For further reading, I recommend "How to Rent a Negro" - pretty funny take on a less than funny subject.
Since I can't tell them apart, I treat all ACs as the same person.
Forgive me for lecturing, but I'll stereotype a bit here and suggest that the majority of /. readers don't fall into the group of people who can see offense in this situation either out of ignorance, or unfamiliarity with minorities and their history. I know there's a large contingent out there that believes the white male is an "oppressed" group in America due to affirmative action, Title IX, or other assorted anti-harassment and anti-discrimination laws or rules. I'm sure the strain must be unbearable...
I love this site and my fellow slashdotters and I come here every day -- but sometimes things are just wrong.
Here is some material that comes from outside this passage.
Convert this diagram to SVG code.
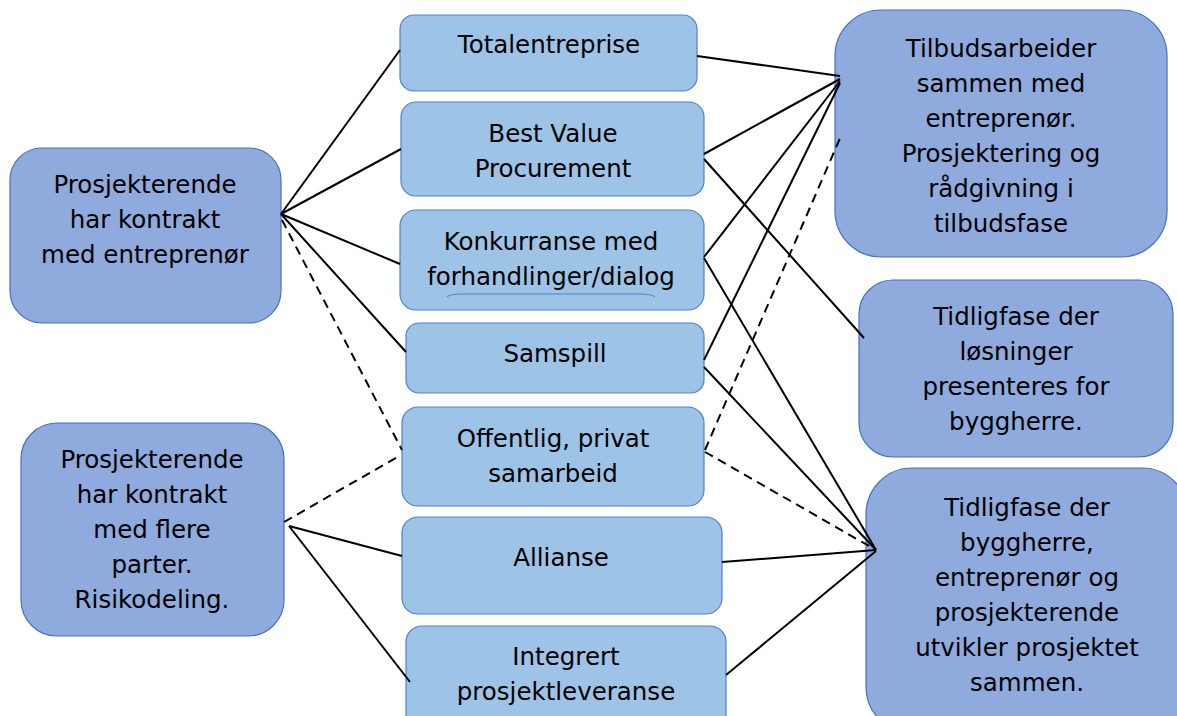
<svg xmlns="http://www.w3.org/2000/svg" width="1177" height="716" viewBox="0 0 1177 716">
  <style>
    .side { fill: #8FAADC; stroke: #4472C4; stroke-width: 1.2; }
    .mid { fill: #9DC3E6; stroke: #4F81D0; stroke-width: 1.2; }
    text { font-family: "DejaVu Sans", Verdana, sans-serif; font-size: 24.5px; fill: #000; text-anchor: middle; }
    .conn { stroke: #000; stroke-width: 2; fill: none; }
    .dash { stroke-dasharray: 9 6; }
  </style>
  <rect width="1177" height="716" fill="#fff"/>

  <!-- left column -->
  <g id="node-entreprenor">
    <rect class="side" x="10" y="148" width="271" height="175" rx="32"/>
    <text x="145" y="193">Prosjekterende</text>
    <text x="145" y="228">har kontrakt</text>
    <text x="145" y="263">med entreprenør</text>
  </g>
  <g id="node-flere-parter">
    <rect class="side" x="21" y="423" width="263" height="213" rx="36"/>
    <text x="152" y="468">Prosjekterende</text>
    <text x="152" y="503">har kontrakt</text>
    <text x="152" y="538">med flere</text>
    <text x="152" y="573">parter.</text>
    <text x="152" y="608">Risikodeling.</text>
  </g>

  <!-- middle column -->
  <g id="node-totalentreprise">
    <rect class="mid" x="400" y="15" width="297" height="76" rx="14"/>
    <text x="549" y="53">Totalentreprise</text>
  </g>
  <g id="node-best-value">
    <rect class="mid" x="401" y="102" width="303" height="94" rx="15"/>
    <text x="553" y="142">Best Value</text>
    <text x="553" y="177">Procurement</text>
  </g>
  <g id="node-konkurranse">
    <rect class="mid" x="400" y="210" width="304" height="100" rx="16"/>
    <text x="551" y="250">Konkurranse med</text>
    <text x="551" y="285">forhandlinger/dialog</text>
    <path d="M447,297 Q450,294 462,294 L640,294 Q652,294 655,297" fill="none" stroke="#4F81D0" stroke-width="1"/>
  </g>
  <g id="node-samspill">
    <rect class="mid" x="406" y="323" width="298" height="70" rx="13"/>
    <text x="555" y="362">Samspill</text>
  </g>
  <g id="node-offentlig-privat">
    <rect class="mid" x="402" y="407" width="302" height="99" rx="16"/>
    <text x="553" y="447">Offentlig, privat</text>
    <text x="553" y="482">samarbeid</text>
  </g>
  <g id="node-allianse">
    <rect class="mid" x="402" y="517" width="320" height="97" rx="16"/>
    <text x="561" y="566">Allianse</text>
  </g>
  <g id="node-integrert">
    <rect class="mid" x="406" y="626" width="320" height="110" rx="16"/>
    <text x="566" y="665">Integrert</text>
    <text x="566" y="700">prosjektleveranse</text>
  </g>

  <!-- right column -->
  <g id="node-tilbudsarbeid">
    <rect class="side" x="835" y="10" width="332" height="247" rx="46"/>
    <text x="1001" y="57">Tilbudsarbeider</text>
    <text x="1001" y="92">sammen med</text>
    <text x="1001" y="127">entreprenør.</text>
    <text x="1001" y="162">Prosjektering og</text>
    <text x="1001" y="197">rådgivning i</text>
    <text x="1001" y="232">tilbudsfase</text>
  </g>
  <g id="node-tidligfase-losninger">
    <rect class="side" x="859" y="280" width="314" height="177" rx="34"/>
    <text x="1016" y="325">Tidligfase der</text>
    <text x="1016" y="360">løsninger</text>
    <text x="1016" y="395">presenteres for</text>
    <text x="1016" y="430">byggherre.</text>
  </g>
  <g id="node-tidligfase-sammen">
    <rect class="side" x="866" y="468" width="322" height="265" rx="46"/>
    <text x="1027" y="516">Tidligfase der</text>
    <text x="1027" y="551">byggherre,</text>
    <text x="1027" y="586">entreprenør og</text>
    <text x="1027" y="621">prosjekterende</text>
    <text x="1027" y="656">utvikler prosjektet</text>
    <text x="1027" y="691">sammen.</text>
  </g>

  <!-- connectors, drawn over the node edges -->
  <g id="connectors">
    <!-- from "har kontrakt med entreprenør" -->
    <line class="conn" x1="281" y1="214" x2="400" y2="50"/>
    <line class="conn" x1="281" y1="214" x2="401" y2="149"/>
    <line class="conn" x1="281" y1="214" x2="400" y2="264"/>
    <line class="conn" x1="281" y1="214" x2="406" y2="352"/>
    <line class="conn dash" x1="282" y1="220" x2="402" y2="450"/>
    <!-- from "har kontrakt med flere parter" -->
    <line class="conn dash" x1="284" y1="522" x2="401" y2="455"/>
    <line class="conn" x1="289" y1="526" x2="402" y2="556"/>
    <line class="conn" x1="289" y1="526" x2="410" y2="682"/>
    <!-- to "Tilbudsarbeider" -->
    <line class="conn" x1="697" y1="56" x2="840" y2="76"/>
    <line class="conn" x1="704" y1="154" x2="840" y2="79"/>
    <line class="conn" x1="704" y1="257" x2="840" y2="81"/>
    <line class="conn" x1="704" y1="360" x2="840" y2="83"/>
    <line class="conn dash" x1="705" y1="450" x2="841" y2="136"/>
    <!-- to "Tidligfase der løsninger" -->
    <line class="conn" x1="704" y1="159" x2="864" y2="338"/>
    <!-- to "Tidligfase der byggherre" -->
    <line class="conn" x1="704" y1="258" x2="876" y2="550"/>
    <line class="conn" x1="704" y1="367" x2="876" y2="550"/>
    <line class="conn dash" x1="705" y1="452" x2="876" y2="550"/>
    <line class="conn" x1="722" y1="562" x2="876" y2="550"/>
    <line class="conn" x1="726" y1="675" x2="876" y2="551"/>
  </g>
</svg>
I Am Not A Conspiracy Theorist (IANACT?) but there could be something more sinister at work here than some computer algorithm linking the social commentary of "The Planet of the Apes" with Martin Luther King's role in the civil rights struggle. Discrimination and offensive racial stereotyping are not dead issues -- they often lie just beneath the surface because there are many who still believe that some people are inferior to others simply because of their ethnicity, skin color or gender. And speaking as an African American (and I don't get up on this soapbox often, folks), this was offensive and I am not amused.
We all know the posters on this site wouldn't let Microsoft off the hook so easily or rush to defend them so quickly if the folks in Redmond were behind this.
Now, let the bashing begin! Who needs positive karma?